SET EXERCISE: Would you transcribe the whole listing exactly, minus its pictures?
====== RECORDED INFORMATION ======
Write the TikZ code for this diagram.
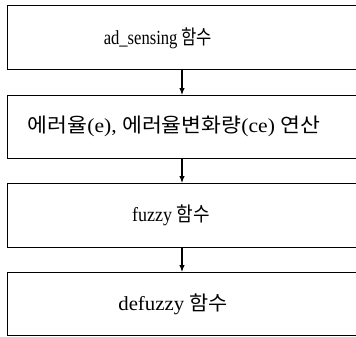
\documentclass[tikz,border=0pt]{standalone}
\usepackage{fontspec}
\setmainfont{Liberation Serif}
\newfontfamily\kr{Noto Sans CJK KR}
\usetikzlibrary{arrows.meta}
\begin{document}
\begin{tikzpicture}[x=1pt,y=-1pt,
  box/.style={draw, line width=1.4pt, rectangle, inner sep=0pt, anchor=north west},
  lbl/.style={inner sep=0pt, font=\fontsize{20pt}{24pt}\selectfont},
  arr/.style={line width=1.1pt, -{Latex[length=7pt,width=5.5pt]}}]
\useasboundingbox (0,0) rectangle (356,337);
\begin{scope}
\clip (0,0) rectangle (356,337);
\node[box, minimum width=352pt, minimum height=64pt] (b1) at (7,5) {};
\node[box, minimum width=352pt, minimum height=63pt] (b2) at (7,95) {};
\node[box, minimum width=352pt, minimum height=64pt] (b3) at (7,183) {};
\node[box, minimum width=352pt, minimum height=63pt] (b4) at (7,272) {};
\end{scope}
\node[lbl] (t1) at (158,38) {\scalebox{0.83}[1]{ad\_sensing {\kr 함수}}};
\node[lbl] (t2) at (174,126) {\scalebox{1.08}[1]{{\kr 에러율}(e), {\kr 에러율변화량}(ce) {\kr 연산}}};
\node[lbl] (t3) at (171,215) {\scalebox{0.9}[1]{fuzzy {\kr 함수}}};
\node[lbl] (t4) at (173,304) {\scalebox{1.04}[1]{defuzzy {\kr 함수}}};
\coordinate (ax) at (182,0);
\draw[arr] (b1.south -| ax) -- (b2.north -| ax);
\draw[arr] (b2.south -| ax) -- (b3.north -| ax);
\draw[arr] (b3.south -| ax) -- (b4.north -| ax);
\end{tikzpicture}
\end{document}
======
EXERCISE RESULT:
Write the TikZ code for this diagram.
\documentclass[tikz,border=0pt]{standalone}
\usepackage{fontspec}
\setmainfont{Liberation Serif}
\newfontfamily\kr{Noto Sans CJK KR}
\usetikzlibrary{arrows.meta}
\begin{document}
\begin{tikzpicture}[x=1pt,y=-1pt,
  box/.style={draw, line width=1.4pt, rectangle, inner sep=0pt, anchor=north west},
  lbl/.style={inner sep=0pt, font=\fontsize{20pt}{24pt}\selectfont},
  arr/.style={line width=1.1pt, -{Latex[length=7pt,width=5.5pt]}}]
\useasboundingbox (0,0) rectangle (356,337);
\begin{scope}
\clip (0,0) rectangle (356,337);
\node[box, minimum width=352pt, minimum height=64pt] (b1) at (7,5) {};
\node[box, minimum width=352pt, minimum height=63pt] (b2) at (7,95) {};
\node[box, minimum width=352pt, minimum height=64pt] (b3) at (7,183) {};
\node[box, minimum width=352pt, minimum height=63pt] (b4) at (7,272) {};
\end{scope}
\node[lbl] (t1) at (158,38) {\scalebox{0.83}[1]{ad\_sensing {\kr 함수}}};
\node[lbl] (t2) at (174,126) {\scalebox{1.08}[1]{{\kr 에러율}(e), {\kr 에러율변화량}(ce) {\kr 연산}}};
\node[lbl] (t3) at (171,215) {\scalebox{0.9}[1]{fuzzy {\kr 함수}}};
\node[lbl] (t4) at (173,304) {\scalebox{1.04}[1]{defuzzy {\kr 함수}}};
\coordinate (ax) at (182,0);
\draw[arr] (b1.south -| ax) -- (b2.north -| ax);
\draw[arr] (b2.south -| ax) -- (b3.north -| ax);
\draw[arr] (b3.south -| ax) -- (b4.north -| ax);
\end{tikzpicture}
\end{document}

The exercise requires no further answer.